> _AIM OF THE EXERCISE_: Starting from the top of the material, restate each line exactly until the line that contains "const panelLatMax = [33.12, 32.97, 34.99, 20.57, 10.26];", which is also copied. Pictures are excluded.

• • • •

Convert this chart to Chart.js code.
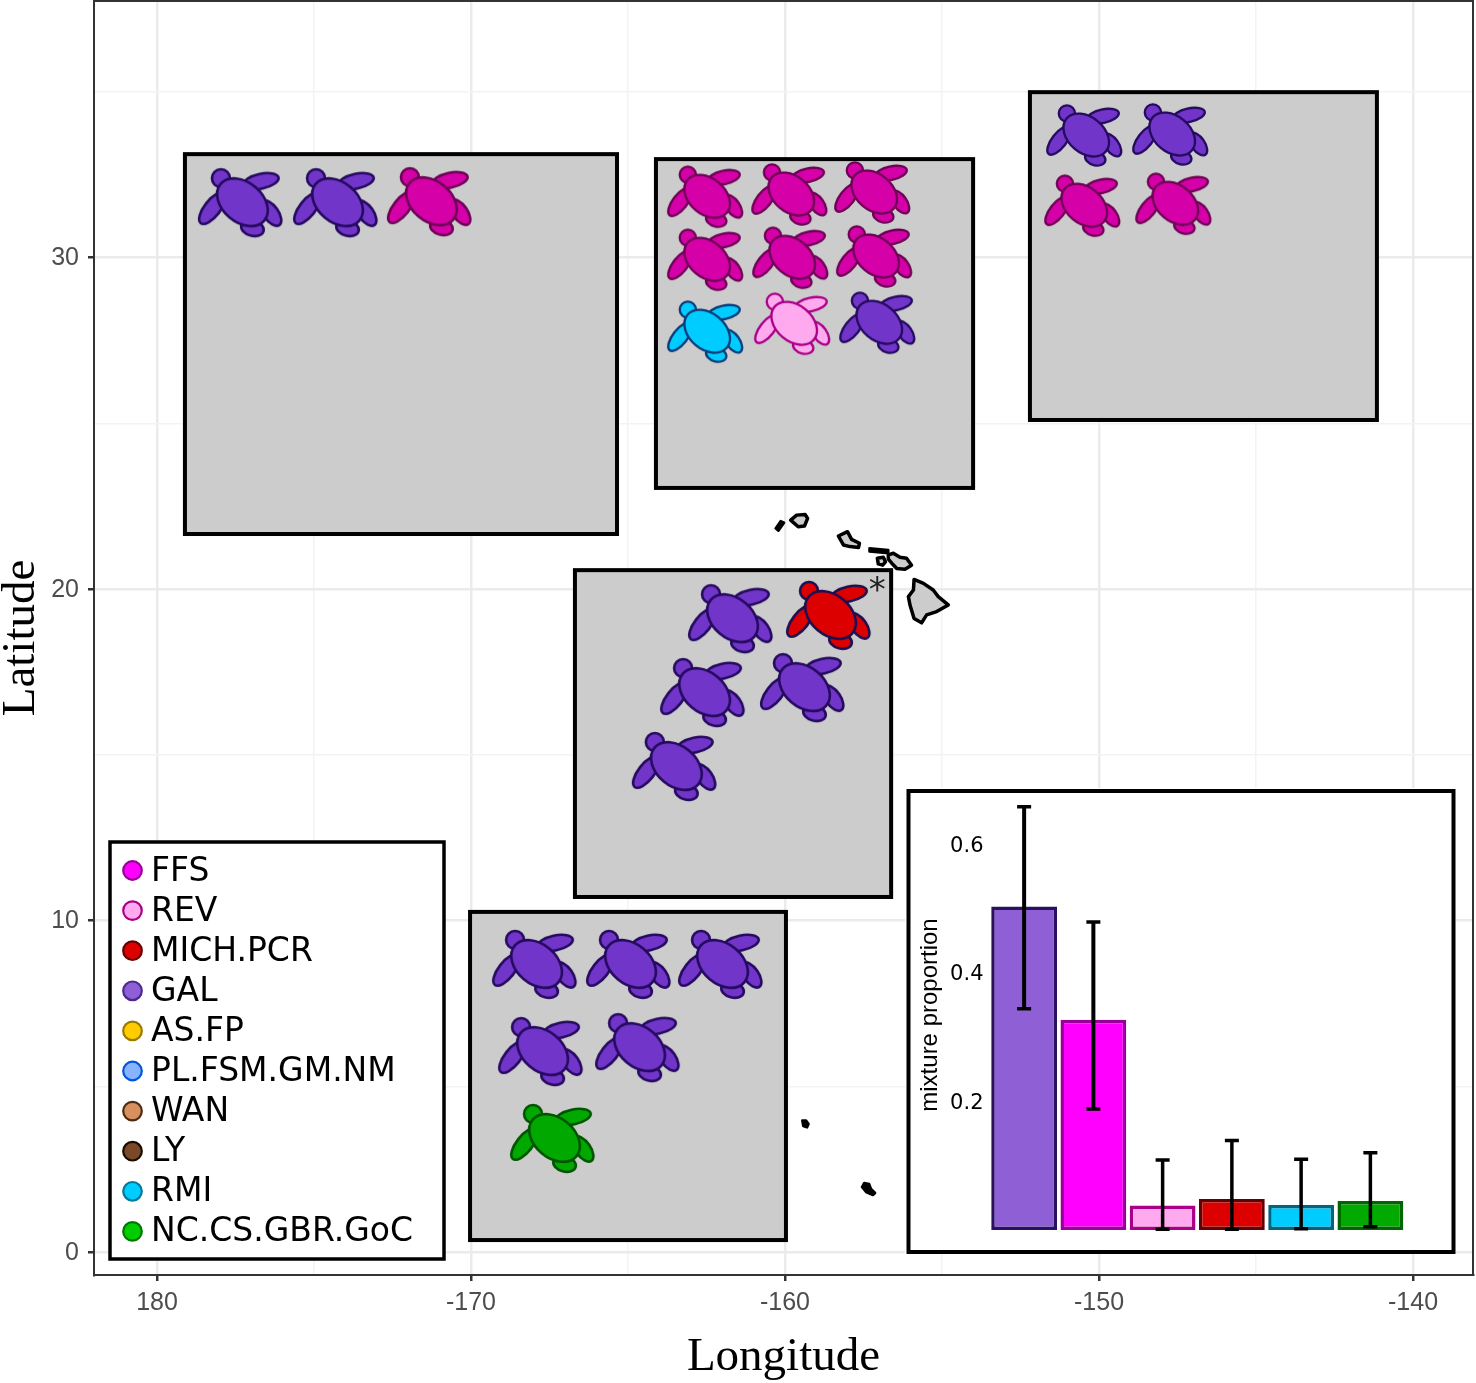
<!DOCTYPE html>
<html><head><meta charset="utf-8">
<style>
html,body{margin:0;padding:0;background:#fff}
#wrap{position:relative;width:1476px;height:1383px;overflow:hidden}
canvas{position:absolute;display:block}
#main{left:0;top:0}
#inset{left:905px;top:788px}
</style>
<script src="https://cdn.jsdelivr.net/npm/chart.js@4"></script>
</head><body>
<div id="wrap">
<canvas id="main" width="1476" height="1383" style="width:1476px;height:1383px"></canvas>
<canvas id="inset" width="551" height="466" style="width:551px;height:466px"></canvas>
</div>
<script>
// ---------- map data (longitude is negative west; 180 = -180) ----------
const xAxisTitle = 'Longitude';
const yAxisTitle = 'Latitude';
const panelLonMin = [-179.11, -164.11, -152.20, -166.69, -170.03];
const panelLonMax = [-165.35, -154.01, -141.15, -156.62, -159.97];
const panelLatMin = [21.66, 23.05, 25.10, 10.71, 0.36];
const panelLatMax = [33.12, 32.97, 34.99, 20.57, 10.26];

const stockNames = ['FFS','REV','MICH.PCR','GAL','AS.FP','PL.FSM.GM.NM','WAN','LY','RMI','NC.CS.GBR.GoC'];
// turtles per stock: [longitude, latitude, panel uses small turtle (1) or not (0)]
const ffsTurtles = [[-171.34,31.67,0],[-162.55,31.82,1],[-159.87,31.89,1],[-157.23,31.95,1],[-162.55,29.92,1],[-159.84,29.98,1],[-157.17,30.02,1],[-150.54,31.55,1],[-147.64,31.61,1]];
const revTurtles = [[-159.78,27.99,1]];
const michTurtles = [[-158.63,19.19,0]];
const galTurtles = [[-177.36,31.64,0],[-174.33,31.64,0],[-157.07,28.02,1],[-150.48,33.67,1],[-147.74,33.70,1],[-161.75,19.09,0],[-162.64,16.86,0],[-159.46,17.01,0],[-163.54,14.63,0],[-167.99,8.66,0],[-165.00,8.66,0],[-162.07,8.66,0],[-167.80,6.03,0],[-164.71,6.15,0]];
const rmiTurtles = [[-162.55,27.75,1]];
const ncTurtles = [[-167.42,3.41,0]];
const stockTurtles = [ffsTurtles, revTurtles, michTurtles, galTurtles, [], [], [], [], rmiTurtles, ncTurtles];

const asteriskLon = -157.06, asteriskLat = 19.91;

const islandsGrey = [
 [[-155.89,20.29],[-155.59,20.17],[-155.28,19.97],[-155.12,19.77],[-154.80,19.52],[-155.17,19.32],[-155.49,19.22],[-155.65,18.98],[-155.89,19.11],[-156.02,19.52],[-156.07,19.77],[-155.91,19.97]],
 [[-156.71,21.03],[-156.55,21.08],[-156.34,20.96],[-156.13,20.93],[-155.97,20.72],[-156.18,20.60],[-156.44,20.62],[-156.60,20.78],[-156.71,20.90]],
 [[-157.06,20.93],[-156.87,20.96],[-156.80,20.82],[-156.89,20.72],[-157.03,20.76]],
 [[-158.30,21.60],[-158.01,21.73],[-157.88,21.50],[-157.63,21.38],[-157.66,21.25],[-157.93,21.28],[-158.14,21.33]],
 [[-159.82,22.08],[-159.63,22.23],[-159.36,22.25],[-159.28,22.13],[-159.38,21.90],[-159.58,21.88]]
];
const islandsBlack = [
 [[-157.31,21.23],[-156.71,21.18],[-156.71,21.08],[-157.31,21.13]],
 [[-160.30,21.83],[-160.14,22.05],[-160.03,22.00],[-160.21,21.76]],
 [[-159.45,3.97],[-159.33,3.97],[-159.25,3.86],[-159.30,3.76],[-159.42,3.80]],
 [[-157.55,1.96],[-157.48,2.08],[-157.32,2.05],[-157.26,1.90],[-157.13,1.78],[-157.20,1.72],[-157.42,1.81]]
];

// ---------- inset data ----------
const insetCategories = ['GAL','FFS','REV','MICH.PCR','RMI','NC.CS.GBR.GoC'];
const insetValues = [0.503, 0.327, 0.038, 0.048, 0.039, 0.045];
const insetLow  = [0.344, 0.188, 0.001, 0.001, 0.002, 0.005];
const insetHigh = [0.658, 0.479, 0.109, 0.139, 0.110, 0.120];
const insetTicks = [0.2, 0.4, 0.6];
const insetTitle = 'mixture proportion';

// ---------- styles ----------
const legendFill   = ['#ff00ff','#ffaaee','#dd0000','#8f60d5','#ffcc00','#88b4ff','#d9905f','#7a4a28','#00ccff','#00cc00'];
const legendStroke = ['#990099','#aa0088','#660000','#4a2a90','#997a00','#0055dd','#4d2c12','#1a0d00','#007a99','#007700'];
const turtleFill   = ['#d500a8','#ffaaee','#dd0000','#7235c9','#ffcc00','#88b4ff','#d9905f','#7a4a28','#00ccff','#00a800'];
const turtleStroke = ['#6e0055','#aa0088','#1e0f50','#250a60','#997a00','#0055dd','#4d2c12','#1a0d00','#0a3c7a','#005500'];
const insetFill    = ['#8f60d5','#ff00ff','#ffaaee','#dd0000','#00ccff','#00aa00'];
const insetStroke  = ['#2a1060','#990099','#aa0088','#660000','#006680','#006600'];

// turtle sprite used as the scatter point style
function ell(c, x, y, a, b, deg, fill, stroke, lw){
  c.beginPath(); c.ellipse(x, y, a, b, deg*Math.PI/180, 0, Math.PI*2);
  c.fillStyle = fill; c.fill(); c.lineWidth = lw; c.strokeStyle = stroke; c.stroke();
}
const spriteCache = {};
function turtleSprite(i, small){
  const key = i+'_'+small;
  if (spriteCache[key]) return spriteCache[key];
  const k = small ? 0.9 : 1;
  const W = Math.round(100*k), H = Math.round(84*k);
  const cv = document.createElement('canvas'); cv.width = W; cv.height = H;
  const c = cv.getContext('2d');
  c.translate(W/2, H/2); c.scale(k, k);
  const f = turtleFill[i], s = turtleStroke[i], lw = 2.6;
  ell(c, 12.5, 25, 11.5, 7.5, 15, f, s, lw);
  ell(c, 31, 10, 14.5, 7.5, 55, f, s, lw);
  ell(c, 21, -22, 18, 7.5, -12, f, s, lw);
  ell(c, -27.5, 5, 19, 8, -52, f, s, lw);
  ell(c, -19, -25, 9, 9, 0, f, s, lw);
  ell(c, 2.5, -1, 28.5, 20, 40, f, s, lw);
  return spriteCache[key] = cv;
}

function poly(c, sx, sy, pts){
  c.beginPath();
  pts.forEach((p, i) => { const x = sx.getPixelForValue(p[0]), y = sy.getPixelForValue(p[1]); i ? c.lineTo(x, y) : c.moveTo(x, y); });
  c.closePath();
}
function zeroPadding(s){ s.paddingTop = 0; s.paddingBottom = 0; s.paddingLeft = 0; s.paddingRight = 0; }

const mapLayers = {
  id: 'mapLayers',
  beforeDatasetsDraw(chart){
    const c = chart.ctx, sx = chart.scales.x, sy = chart.scales.y, a = chart.chartArea;
    c.save();
    c.strokeStyle = '#333'; c.lineWidth = 2;
    c.strokeRect(a.left, a.top, a.right - a.left, a.bottom - a.top);
    c.lineJoin = 'round';
    islandsGrey.forEach(p => { poly(c, sx, sy, p); c.fillStyle = '#cccccc'; c.fill(); c.strokeStyle = '#000'; c.lineWidth = 3.5; c.stroke(); });
    islandsBlack.forEach(p => { poly(c, sx, sy, p); c.fillStyle = '#000'; c.fill(); c.strokeStyle = '#000'; c.lineWidth = 2.5; c.stroke(); });
    c.lineJoin = 'miter';
    panelLonMin.forEach((_, i) => {
      const l = sx.getPixelForValue(panelLonMin[i]), r = sx.getPixelForValue(panelLonMax[i]);
      const t = sy.getPixelForValue(panelLatMax[i]), b = sy.getPixelForValue(panelLatMin[i]);
      c.fillStyle = '#cccccc'; c.fillRect(l, t, r - l, b - t);
      c.strokeStyle = '#000'; c.lineWidth = 4; c.strokeRect(l, t, r - l, b - t);
    });
    c.restore();
  },
  afterDatasetsDraw(chart){
    const c = chart.ctx, sx = chart.scales.x, sy = chart.scales.y;
    c.save();
    c.fillStyle = '#222'; c.font = '34px "DejaVu Sans"'; c.textAlign = 'center'; c.textBaseline = 'middle';
    c.fillText('*', sx.getPixelForValue(asteriskLon), sy.getPixelForValue(asteriskLat));
    // legend box
    const L = 110, T = 842, R = 444, B = 1259;
    c.fillStyle = '#fff'; c.fillRect(L, T, R - L, B - T);
    c.strokeStyle = '#000'; c.lineWidth = 3.5; c.strokeRect(L, T, R - L, B - T);
    c.textAlign = 'left'; c.font = '33px "DejaVu Sans"';
    chart.data.datasets.forEach((d, i) => {
      const y = 870.5 + i*40.1;
      c.beginPath(); c.arc(132.5, y, 9.3, 0, Math.PI*2);
      c.fillStyle = legendFill[i]; c.fill(); c.lineWidth = 2.2; c.strokeStyle = legendStroke[i]; c.stroke();
      c.fillStyle = '#000'; c.fillText(d.label, 151, y + 1.5);
    });
    c.restore();
  }
};

new Chart(document.getElementById('main'), {
  type: 'scatter',
  data: { datasets: stockNames.map((name, i) => ({
    label: name,
    data: stockTurtles[i].map(t => ({x: t[0], y: t[1], small: t[2]})),
    pointStyle: ctx => turtleSprite(i, ctx.raw ? ctx.raw.small : 0),
    pointRadius: 20,
    clip: false
  })) },
  options: {
    responsive: false, animation: false, devicePixelRatio: 1, events: [],
    layout: { autoPadding: false, padding: { top: 1, right: 3, left: 0, bottom: 0 } },
    plugins: { legend: { display: false }, tooltip: { enabled: false } },
    scales: {
      x: {
        type: 'linear', min: -182.006, max: -138.09,
        afterFit(s){ s.height = 108; zeroPadding(s); },
        grid: {
          color: c => c.tick && c.tick.value % 10 === 0 ? '#ebebeb' : '#f3f3f3',
          lineWidth: c => c.tick && c.tick.value % 10 === 0 ? 2.5 : 1.5,
          tickColor: c => c.tick && c.tick.value % 10 === 0 ? '#333' : 'transparent',
          tickLength: 6
        },
        border: { display: true, color: '#333', width: 2 },
        ticks: { stepSize: 5, includeBounds: false, autoSkip: false, maxRotation: 0, padding: 7,
          color: '#4d4d4d', font: { family: '"Liberation Sans"', size: 25 },
          callback: v => v % 10 === 0 ? String(v === -180 ? 180 : v) : '' },
        title: { display: true, text: xAxisTitle, color: '#000', padding: { top: 0, bottom: 2 },
          font: { family: '"Liberation Serif"', size: 47, lineHeight: 1 } }
      },
      y: {
        type: 'linear', min: -0.694, max: 37.74,
        afterFit(s){ s.width = 94; zeroPadding(s); },
        grid: {
          color: c => c.tick && c.tick.value % 10 === 0 ? '#ebebeb' : '#f3f3f3',
          lineWidth: c => c.tick && c.tick.value % 10 === 0 ? 2.5 : 1.5,
          tickColor: c => c.tick && c.tick.value % 10 === 0 ? '#333' : 'transparent',
          tickLength: 6
        },
        border: { display: true, color: '#333', width: 2 },
        ticks: { stepSize: 5, includeBounds: false, autoSkip: false, padding: 9, labelOffset: 1,
          color: '#4d4d4d', font: { family: '"Liberation Sans"', size: 25 },
          callback: v => v % 10 === 0 ? String(v) : '' },
        title: { display: true, text: yAxisTitle, color: '#000', padding: { top: -2, bottom: 0 },
          font: { family: '"Liberation Serif"', size: 47, lineHeight: 1 } }
      }
    }
  },
  plugins: [mapLayers]
});

// ---------- inset ----------
const insetLayers = {
  id: 'insetLayers',
  beforeDraw(chart){
    const c = chart.ctx; c.save();
    c.fillStyle = '#fff'; c.fillRect(0, 0, chart.width, chart.height);
    c.restore();
  },
  afterDatasetsDraw(chart){
    const c = chart.ctx, sy = chart.scales.y, meta = chart.getDatasetMeta(0);
    c.save(); c.strokeStyle = '#000';
    meta.data.forEach((bar, i) => {
      const x = bar.x, hi = sy.getPixelForValue(insetHigh[i]), lo = sy.getPixelForValue(insetLow[i]);
      c.lineWidth = i < 2 ? 4 : 3.5;
      c.beginPath(); c.moveTo(x, hi); c.lineTo(x, lo); c.stroke();
      c.lineWidth = 3.5;
      c.beginPath(); c.moveTo(x - 7, hi); c.lineTo(x + 7, hi); c.moveTo(x - 7, lo); c.lineTo(x + 7, lo); c.stroke();
    });
    c.strokeStyle = '#000'; c.lineWidth = 4; c.strokeRect(3.5, 3, chart.width - 6, chart.height - 5);
    c.restore();
  }
};
new Chart(document.getElementById('inset'), {
  type: 'bar',
  data: { labels: insetCategories, datasets: [{
    data: insetValues, backgroundColor: insetFill, borderColor: insetStroke, borderWidth: 3.5,
    borderSkipped: false, barPercentage: 0.95, categoryPercentage: 1
  }] },
  options: {
    responsive: false, animation: false, devicePixelRatio: 1, events: [],
    layout: { autoPadding: false, padding: { top: 12, bottom: 24, left: 0, right: 51 } },
    plugins: { legend: { display: false }, tooltip: { enabled: false } },
    scales: {
      x: { display: false },
      y: {
        min: 0, max: 0.6685,
        afterFit(s){ s.width = 84.5; zeroPadding(s); },
        afterBuildTicks(s){ s.ticks = insetTicks.map(v => ({value: v})); },
        grid: { display: false, drawTicks: false, tickLength: 0 }, border: { display: false },
        ticks: { color: '#000', padding: 6, labelOffset: 2, font: { family: '"DejaVu Sans"', size: 21 }, callback: v => v.toFixed(1) },
        title: { display: true, text: insetTitle, color: '#000', padding: { top: 13, bottom: 0 },
          font: { family: '"Liberation Sans"', size: 24, lineHeight: 1 } }
      }
    }
  },
  plugins: [insetLayers]
});
</script>
</body></html>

• • • •

> _TASK RESPONSE_:
Convert this chart to Chart.js code.
<!DOCTYPE html>
<html><head><meta charset="utf-8">
<style>
html,body{margin:0;padding:0;background:#fff}
#wrap{position:relative;width:1476px;height:1383px;overflow:hidden}
canvas{position:absolute;display:block}
#main{left:0;top:0}
#inset{left:905px;top:788px}
</style>
<script src="https://cdn.jsdelivr.net/npm/chart.js@4"></script>
</head><body>
<div id="wrap">
<canvas id="main" width="1476" height="1383" style="width:1476px;height:1383px"></canvas>
<canvas id="inset" width="551" height="466" style="width:551px;height:466px"></canvas>
</div>
<script>
// ---------- map data (longitude is negative west; 180 = -180) ----------
const xAxisTitle = 'Longitude';
const yAxisTitle = 'Latitude';
const panelLonMin = [-179.11, -164.11, -152.20, -166.69, -170.03];
const panelLonMax = [-165.35, -154.01, -141.15, -156.62, -159.97];
const panelLatMin = [21.66, 23.05, 25.10, 10.71, 0.36];
const panelLatMax = [33.12, 32.97, 34.99, 20.57, 10.26];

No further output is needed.